Class WaybackCDXExtractionARCBatchJob

  • All Implemented Interfaces:
    Serializable

    public class WaybackCDXExtractionARCBatchJob
    extends ARCBatchJob
    Returns a cdx file using the appropriate format for wayback, including canonicalisation of urls. The returned files are unsorted.
    See Also:
    Serialized Form
    • Constructor Detail

      • WaybackCDXExtractionARCBatchJob

        public WaybackCDXExtractionARCBatchJob()
        Constructor which set timeout to one day.
      • WaybackCDXExtractionARCBatchJob

        public WaybackCDXExtractionARCBatchJob​(long timeout)
        Constructor.
        Parameters:
        timeout - specific timeout period
    • Method Detail

      • initialize

        public void initialize​(OutputStream os)
        Initializes the private fields of this class.

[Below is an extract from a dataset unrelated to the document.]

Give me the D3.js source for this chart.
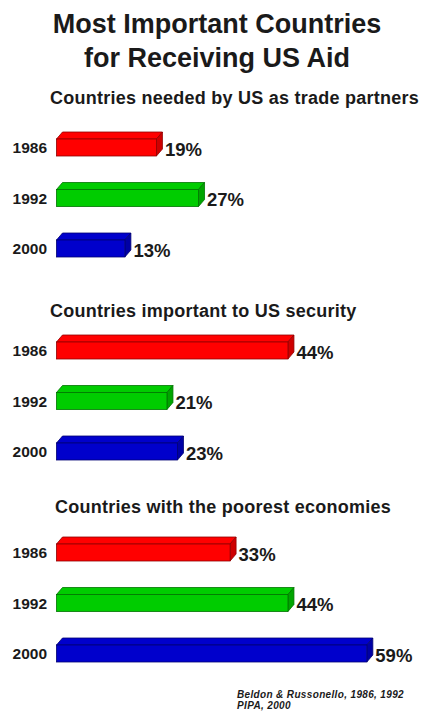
<!DOCTYPE html>
<html>
<head>
<meta charset="utf-8">
<script src="https://cdn.jsdelivr.net/npm/d3@7"></script>
<style>
  html, body { margin: 0; padding: 0; background: #fff; }
  svg { display: block; }
  text { font-family: "Liberation Sans", Arial, Helvetica, sans-serif; fill: #1a1a1a; }
</style>
</head>
<body>
<svg id="chart" width="422" height="711"></svg>
<script>
// Survey years, one bar per year in each question group
const years = ["1986", "1992", "2000"];

// Question groups
const groups = [
  "Countries needed by US as trade partners",
  "Countries important to US security",
  "Countries with the poorest economies"
];

// Percent of respondents, by year, for each group
const tradePartners = [19, 27, 13];
const usSecurity = [44, 21, 23];
const poorestEconomies = [33, 44, 59];

const titleLines = ["Most Important Countries", "for Receiving US Aid"];
const sourceLines = ["Beldon & Russonello, 1986, 1992", "PIPA, 2000"];

// Bar face colours per year
const yearColors = ["#ff0000", "#00cc00", "#0000cc"];

const seriesByGroup = [tradePartners, usSecurity, poorestEconomies];

// ---- layout ----
const svg = d3.select("#chart");
const barH = 17, dx = 6, dy = 7;
const groupTop = [139, 342, 544];
const headingY = [104, 317, 513];
const headingX = [50, 50, 55];

const x = d3.scaleLinear().domain([0, 100]).range([56.5, 582.5]);
const yRow = d3.scalePoint().domain(years).range([0, 101]);

// Title
svg.append("g").selectAll("text")
  .data(titleLines)
  .join("text")
  .attr("x", 217)
  .attr("y", (d, i) => 33 + i * 34)
  .attr("text-anchor", "middle")
  .attr("font-size", 27)
  .attr("font-weight", "bold")
  .text(d => d);

groups.forEach((label, gi) => {
  const g = svg.append("g");
  const values = seriesByGroup[gi];
  const rows = years.map((yr, i) => ({ year: yr, value: values[i], color: yearColors[i] }));

  g.append("text")
    .attr("x", headingX[gi])
    .attr("y", headingY[gi])
    .attr("font-size", 18)
    .attr("letter-spacing", 0.25)
    .attr("font-weight", "bold")
    .text(label);

  const row = g.selectAll("g.row")
    .data(rows)
    .join("g")
    .attr("class", "row")
    .attr("transform", d => `translate(0,${groupTop[gi] + yRow(d.year)})`);

  // year label
  row.append("text")
    .attr("x", 47)
    .attr("y", barH - 3)
    .attr("text-anchor", "end")
    .attr("font-size", 15.5)
    .attr("font-weight", "bold")
    .text(d => d.year);

  const x0 = x(0);
  const edge = d => d3.color(d.color).darker(1.6);

  // top face
  row.append("path")
    .attr("d", d => {
      const x1 = x(d.value);
      return `M${x0},0L${x0 + dx},${-dy}L${x1 + dx},${-dy}L${x1},0Z`;
    })
    .attr("fill", d => d.color)
    .attr("stroke", edge)
    .attr("stroke-width", 0.8)
    .attr("stroke-linejoin", "round");

  // side face
  row.append("path")
    .attr("d", d => {
      const x1 = x(d.value);
      return `M${x1},0L${x1 + dx},${-dy}L${x1 + dx},${barH - dy}L${x1},${barH}Z`;
    })
    .attr("fill", d => d3.color(d.color).darker(0.6))
    .attr("stroke", edge)
    .attr("stroke-width", 0.8)
    .attr("stroke-linejoin", "round");

  // front face
  row.append("rect")
    .attr("x", x0)
    .attr("y", 0)
    .attr("width", d => x(d.value) - x0)
    .attr("height", barH)
    .attr("fill", d => d.color)
    .attr("stroke", edge)
    .attr("stroke-width", 0.8);

  // value label
  row.append("text")
    .attr("x", d => x(d.value) + dx + 2.5)
    .attr("y", barH - 0.5)
    .attr("font-size", 18.5)
    .attr("font-weight", "bold")
    .text(d => d.value + "%");
});

// Source note
svg.append("g").selectAll("text")
  .data(sourceLines)
  .join("text")
  .attr("x", 237)
  .attr("y", (d, i) => 697.5 + i * 11)
  .attr("font-size", 10)
  .attr("letter-spacing", 0.35)
  .attr("font-weight", "bold")
  .attr("font-style", "italic")
  .text(d => d);
</script>
</body>
</html>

Some of these are relatively heavy objects, so it is important that they are only initialised once.
        Specified by:
        initialize in class ARCBatchJob
        Parameters:
        os - unused argument
      • finish

        public void finish​(OutputStream os)
        Does nothing except log the end of the job.
        Specified by:
        finish in class ARCBatchJob
        Parameters:
        os - unused argument.
      • getFilter

        public ARCBatchFilter getFilter()
        Description copied from class: ARCBatchJob
        returns a BatchFilter object which restricts the set of arcrecords in the archive on which this batch-job is performed. The default value is a neutral filter which allows all records.
        Overrides:
        getFilter in class ARCBatchJob
        Returns:
        A filter telling which records should be given to processRecord().
      • processRecord

        public void processRecord​(org.archive.io.arc.ARCRecord record,
                                  OutputStream os)
        For each ARCRecord writes one CDX line (including newline) to the output. If an arcrecord cannot be converted to a CDX record for any reason then any resulting exception is caught and logged.
        Specified by:
        processRecord in class ARCBatchJob
        Parameters:
        record - the ARCRecord to be indexed.
        os - the OutputStream to which output is written.